The board game Lacrimosa is a stunner on the table, from the ornate drawing of Wolfgang Amadeus Mozart on the cover to the massive table presence, with a board that includes a map of western and central Europe in Mozart’s time and a facsimile of sheet music at the bottom. Fortunately, the game itself is a match for its art and table presence, with a clever deckbuilding mechanic and multi-function cards that allow for quick turns but a lot of strategy.
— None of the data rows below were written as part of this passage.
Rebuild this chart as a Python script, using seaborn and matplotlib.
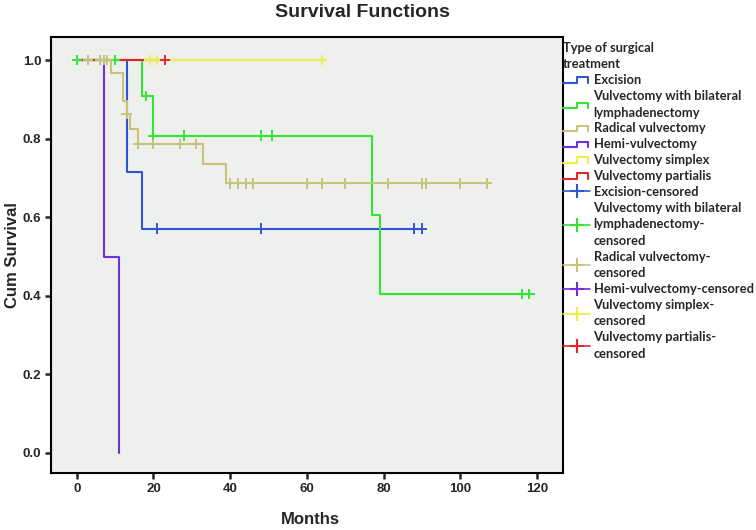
import seaborn as sns
import matplotlib
matplotlib.use("Agg")
import matplotlib.pyplot as plt
from matplotlib.lines import Line2D
from matplotlib.legend_handler import HandlerBase
import pandas as pd

# groups in SPSS order (last one ends up on top)
groups = ["Excision", "Vulvectomy with bilateral\nlymphadenectomy", "Radical vulvectomy",
          "Hemi-vulvectomy", "Vulvectomy simplex", "Vulvectomy partialis"]
cens_labels = ["Excision-censored", "Vulvectomy with bilateral\nlymphadenectomy-\ncensored",
               "Radical vulvectomy-\ncensored", "Hemi-vulvectomy-censored",
               "Vulvectomy simplex-\ncensored", "Vulvectomy partialis-\ncensored"]
colors = ["#2f55d4", "#33e533", "#c8c27a", "#6f2ee0", "#eeee4a", "#e8232c"]

# step curves: time of each step (last = end of follow-up) and survival after it
excision_t = [0, 13, 17, 90]
excision_s = [1.0, 0.714, 0.571, 0.571]
bilat_t = [0, 17, 20, 77, 79, 118]
bilat_s = [1.0, 0.909, 0.808, 0.606, 0.404, 0.404]
radical_t = [0, 9, 12, 13, 14, 16, 33, 39, 107]
radical_s = [1.0, 0.966, 0.897, 0.862, 0.825, 0.786, 0.735, 0.686, 0.686]
hemi_t = [0, 7, 11]
hemi_s = [1.0, 0.5, 0.0]
simplex_t = [0, 64]
simplex_s = [1.0, 1.0]
partialis_t = [0, 23]
partialis_s = [1.0, 1.0]

# censored observations
excision_ct = [21, 48, 88, 90]
excision_cs = [0.571, 0.571, 0.571, 0.571]
bilat_ct = [0, 10, 18, 20, 28, 48, 51, 116, 118]
bilat_cs = [1.0, 1.0, 0.909, 0.808, 0.808, 0.808, 0.808, 0.404, 0.404]
radical_ct = [3, 6, 7, 8, 13, 16, 20, 27, 31, 40, 42, 44, 46, 60, 64, 70, 81, 90, 91, 100, 107]
radical_cs = [1.0, 1.0, 1.0, 1.0, 0.862, 0.786, 0.786, 0.786, 0.786] + [0.686] * 12
hemi_ct = []
hemi_cs = []
simplex_ct = [19, 21, 64]
simplex_cs = [1.0, 1.0, 1.0]
partialis_ct = [23]
partialis_cs = [1.0]

steps_t = [excision_t, bilat_t, radical_t, hemi_t, simplex_t, partialis_t]
steps_s = [excision_s, bilat_s, radical_s, hemi_s, simplex_s, partialis_s]
cens_t = [excision_ct, bilat_ct, radical_ct, hemi_ct, simplex_ct, partialis_ct]
cens_s = [excision_cs, bilat_cs, radical_cs, hemi_cs, simplex_cs, partialis_cs]

rows = []
for g, ts, ss in zip(groups, steps_t, steps_s):
    for t, s in zip(ts, ss):
        rows.append({"Months": t, "Cum Survival": s, "group": g})
steps = pd.DataFrame(rows)

rows = []
for g, ts, ss in zip(groups, cens_t, cens_s):
    for t, s in zip(ts, ss):
        rows.append({"Months": t, "Cum Survival": s, "group": g})
cens = pd.DataFrame(rows)

sns.set_style("ticks")
plt.rcParams["font.family"] = ["Liberation Sans", "DejaVu Sans"]

fig = plt.figure(figsize=(7.56, 5.30), dpi=100)
ax = fig.add_axes([0.0675, 0.1075, 0.6775, 0.8225])
ax.set_facecolor("#edf0ec")

pal = dict(zip(groups, colors))
sns.lineplot(data=steps, x="Months", y="Cum Survival", hue="group", hue_order=groups,
             palette=pal, estimator=None, sort=False, drawstyle="steps-post",
             linewidth=1.5, legend=False, ax=ax)
sns.scatterplot(data=cens, x="Months", y="Cum Survival", hue="group", hue_order=groups,
                palette=pal, marker="+", s=55, linewidth=1.4, legend=False, zorder=3, ax=ax)

ax.set_xlim(-6.7, 126.8)
ax.set_ylim(-0.051, 1.0585)
ax.set_xticks(range(0, 121, 20))
ax.set_yticks([0.0, 0.2, 0.4, 0.6, 0.8, 1.0])
ax.set_yticklabels(["0.0", "0.2", "0.4", "0.6", "0.8", "1.0"])
ax.tick_params(direction="out", length=4, width=1.8, labelsize=9.5, pad=3)
for lab in ax.get_xticklabels() + ax.get_yticklabels():
    lab.set_fontweight("bold")
for sp in ax.spines.values():
    sp.set_linewidth(1.5)
    sp.set_color("black")

ax.set_xlabel("")
ax.set_ylabel("")
fig.text(310 / 756, 1 - 520 / 530, "Months", ha="center", va="center",
         fontsize=12, fontweight="bold")
fig.text(13 / 756, 1 - 255 / 530, "Cum Survival", ha="center", va="center",
         rotation=90, fontsize=12, fontweight="bold")
fig.text(0.479, 0.977, "Survival Functions", ha="center", va="center",
         fontsize=14, fontweight="bold")


class HandlerStep(HandlerBase):
    def create_artists(self, legend, orig_handle, xdescent, ydescent, width, height,
                       fontsize, trans):
        x0 = -xdescent
        y0 = -ydescent
        xs = [x0, x0 + 0.5 * width, x0 + 0.5 * width, x0 + 0.9 * width, x0 + 0.9 * width]
        ys = [y0 + 0.15 * height, y0 + 0.15 * height, y0 + 0.75 * height,
              y0 + 0.75 * height, y0 + 0.15 * height]
        ln = Line2D(xs, ys, color=orig_handle.get_color(), linewidth=1.5)
        ln.set_transform(trans)
        return [ln]


handles = []
labels = []
hmap = {}
for g, c in zip(groups, colors):
    h = Line2D([], [], color=c)
    handles.append(h)
    labels.append(g)
    hmap[h] = HandlerStep()
for lab, c in zip(cens_labels, colors):
    handles.append(Line2D([], [], color=c, marker="+", markersize=10, markeredgewidth=1.5,
                          linewidth=1.2))
    labels.append(lab)

fs = 9.3
leg = fig.legend(handles, labels, handler_map=hmap, loc="upper left",
                 bbox_to_anchor=(0.745, 0.921), frameon=False,
                 title="Type of surgical\ntreatment",
                 prop={"family": ["Lato", "DejaVu Sans"], "weight": "bold", "size": fs},
                 handlelength=2.1, handletextpad=0.25, labelspacing=0.3,
                 borderaxespad=0, borderpad=0)
for t in leg.get_texts():
    t.set_linespacing(1.45)
leg.get_title().set_fontweight("bold")
leg.get_title().set_family(["Lato", "DejaVu Sans"])
leg.get_title().set_fontsize(fs)
leg.get_title().set_linespacing(1.45)
leg._legend_box.align = "left"

fig.savefig("out.png", dpi=100)
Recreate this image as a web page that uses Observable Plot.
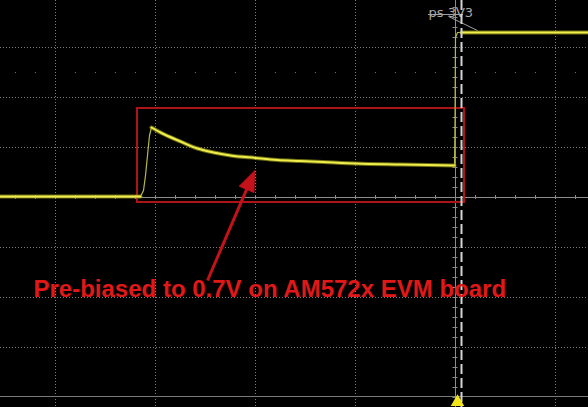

Players in Lacrimosa are patrons of Mozart, who left his Requiem unfinished at his death, at which point his widow Constanze contacts the patrons to help her find new composers to help complete the masterwork. The game moves backward in time, sort of, as players commission new works from Mozart, arrange to perform or sell them for cash and/or other bonuses, travel with Mozart to different cities for one-time or game-end bonuses, and hire composers and musicians to complete the Requiem. The narrative here is a little jumbled, as many of these things happen simultaneously in the game but would have required that Mozart be alive and dead at the same time, and we’ve already had one Schrödinger’s Cat-themed game this year.
I say you just go with it, because the game itself is quite good. Each player gets four actions in each of the game’s five epochs, and your actions come from your deck of nine cards. You play two cards on each turn, choosing one for its action, shown at the top of the card, and another for the resources it will give you in the next epoch, shown at the bottom of the card, placing them in top and bottom slots in your player board. You can use the Document Memories action to buy a new card for your deck, but you use it to replace the card you placed in the bottom slot on that turn, so your deck will always comprise nine cards. Another action lets you buy an Opus card, which goes on the table rather than in your deck; one action lets you perform or sell an Opus you have for cash and/or resources; one lets you move the carriage along the map, paying travel costs but getting a significant benefit or possibly a game-end victory point condition; and the last lets you place a token from your board on the Requiem space on the board, assigning a musician and a composer to that space for victory points at game-end.